= Anita Huffington =

American sculptor (1934–2025)

Anita Huffington (December 25, 1934 – March 15, 2025) was an American sculptor noted for her stone and Bronze representation of the female torso.

==Biography==

La Mediterranee

Anita Huffington was born in Baltimore in 1934. She majored in dance, drama, and art at the University of North Carolina before moving to New York City to study dance with Martha Graham and Merce Cunningham. She eventually gravitated towards the visual arts and joined a circle of artists from the New York School that included Willem de Kooning, Franz Kline, and Philip Guston. She returned to school, studying art at Bennington College and the University of South Florida before returning to New York's City College, where she earned her Bachelor and Master of Fine Arts degrees.

A first marriage ended in divorce, but produced a daughter named Lisa. In 1964, she married Hank Sutter, and they lived in New York until 1977 when they felt the need for change. Seeking solitude and contemplation, they found an old log cabin in the Ozark Mountains near Winslow, Arkansas, and spent a year working to restore it and build a studio for Huffington's art, christening their refuge "Arkady." Lisa joined them in the Ozarks and occasionally worked as a model, while her husband learned to produce molds for her bronzes. In 1982, Huffington was devastated when Lisa was killed in a drunk driving crash, a tragedy which informed her art in years to come. Sutter died in 2006, and in 2015, she moved to Augusta, Georgia to be with and care for her dear longtime friend Philip Morsberger. After Morsberger's death in 2021, Huffington returned to Northwest Arkansas where she lived until her death on March 15, 2025.

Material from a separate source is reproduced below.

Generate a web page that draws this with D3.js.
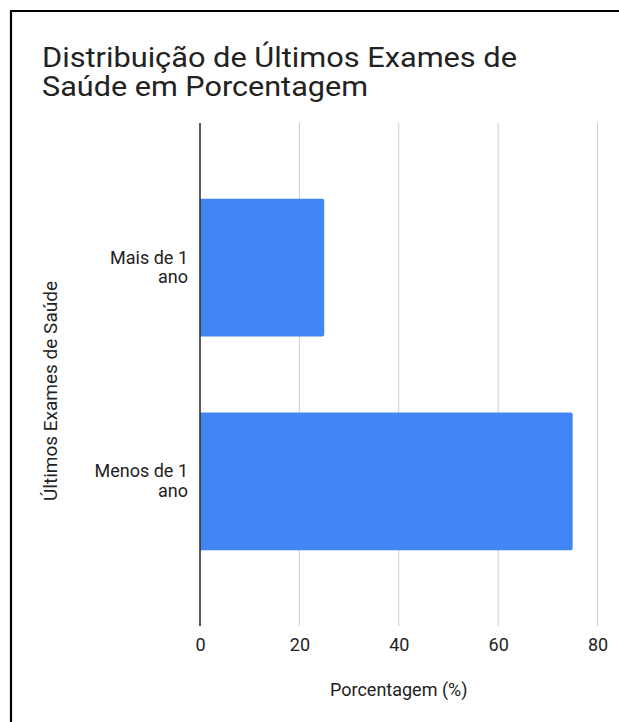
<!DOCTYPE html>
<html>
<head>
<meta charset="utf-8">
<script src="https://cdn.jsdelivr.net/npm/d3@7"></script>
<style>
  html, body { margin: 0; padding: 0; background: #fff; overflow: hidden; }
  svg { display: block; }
  text { font-family: Roboto, "Noto Sans", sans-serif; }
</style>
</head>
<body>
<script>
// ---- data ----
const categories = [["Mais de 1", "ano"], ["Menos de 1", "ano"]];
const values = [25, 75];
const xTicks = [0, 20, 40, 60, 80];
const titleLines = ["Distribuição de Últimos Exames de", "Saúde em Porcentagem"];
const xTitle = "Porcentagem (%)";
const yTitle = "Últimos Exames de Saúde";

// ---- layout ----
const W = 619, H = 722;
const plot = { left: 200, right: 597.5, top: 123, bottom: 626 };

const svg = d3.select("body").append("svg").attr("width", W).attr("height", H);
svg.append("rect").attr("width", W).attr("height", H).attr("fill", "#fff");

// frame (left + top black border)
svg.append("path").attr("d", `M11,${H} V11 H${W}`)
  .attr("fill", "none").attr("stroke", "#000").attr("stroke-width", 2.2);

// title (slightly wide-set as in the reference)
const titleLen = [475, 326];
svg.append("g").selectAll("text").data(titleLines).join("text")
  .attr("x", 42).attr("y", (d, i) => 67 + i * 29)
  .attr("font-size", 27).attr("fill", "#222")
  .attr("textLength", (d, i) => titleLen[i]).attr("lengthAdjust", "spacingAndGlyphs")
  .text(d => d);

const x = d3.scaleLinear().domain([0, 80]).range([plot.left, plot.right]);
const y = d3.scaleBand().domain(d3.range(categories.length)).range([plot.top, plot.bottom])
  .paddingInner(0.355).paddingOuter(0.355);

// gridlines
svg.append("g").selectAll("line").data(xTicks.filter(t => t !== 0)).join("line")
  .attr("x1", d => x(d)).attr("x2", d => x(d))
  .attr("y1", plot.top).attr("y2", plot.bottom)
  .attr("stroke", "#cccccc").attr("stroke-width", 1);

// bars (rounded right corners)
svg.append("g").selectAll("path").data(values).join("path")
  .attr("d", (v, i) => {
    const x0 = x(0), x1 = x(v), y0 = y(i), h = y.bandwidth(), r = 2;
    return `M${x0},${y0} H${x1 - r} Q${x1},${y0} ${x1},${y0 + r} V${y0 + h - r} Q${x1},${y0 + h} ${x1 - r},${y0 + h} H${x0} Z`;
  })
  .attr("fill", "#4285F4");

// baseline axis line
svg.append("line").attr("x1", x(0)).attr("x2", x(0)).attr("y1", plot.top).attr("y2", plot.bottom)
  .attr("stroke", "#333").attr("stroke-width", 1.6);

// x tick labels via axis
const xAxis = svg.append("g").attr("transform", `translate(0,${plot.bottom})`)
  .call(d3.axisBottom(x).tickValues(xTicks).tickSize(0).tickPadding(0).tickFormat(d3.format("d")));
xAxis.select(".domain").remove();
xAxis.selectAll("text").attr("y", 25).attr("dy", 0).attr("font-size", 18)
  .attr("fill", "#222").style("font-family", "Roboto, sans-serif");

// category labels (one text element per line)
const yl = svg.append("g");
categories.forEach((lines, i) => {
  const cy = y(i) + y.bandwidth() / 2;
  lines.forEach((ln, j) => {
    yl.append("text").attr("text-anchor", "end").attr("font-size", 18).attr("fill", "#222")
      .attr("x", 188).attr("y", cy - 4 + j * 19.5).text(ln);
  });
});

// axis titles
svg.append("text").attr("x", (plot.left + plot.right) / 2).attr("y", 696)
  .attr("text-anchor", "middle").attr("font-size", 18).attr("fill", "#222").text(xTitle);

svg.append("text").attr("transform", "translate(57,391) rotate(-90)")
  .attr("text-anchor", "middle").attr("font-size", 19).attr("fill", "#222").text(yTitle);
</script>
</body>
</html>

While Huffington remains, as art critic Amei Wallach put it, "shockingly under-recognized," she garnered numerous honors and accolades for her work. She was recognized with a fellowship by the Arkansas Arts Council in 1992; with a residency at the Chateau de La Napoule Art Foundation in France in 1996; with the Jimmy Ernst Award in Art from the American Academy of Arts and Letters for her lifetime contributions in 1997; with the Arkansas Governor's Individual Artist Award in 2005; and with an honorary doctorate in Fine Arts from the University of Arkansas in 2014. In addition, in October 2002, her pink alabaster "Persephone" was acquired by New York City's Metropolitan Museum of Art, a rare honor for a living artist. Her work is also in the permanent collections of the Crystal Bridges Museum of American Art and the Arkansas Art Center. Huffington died on March 15, 2025, at the age of 90.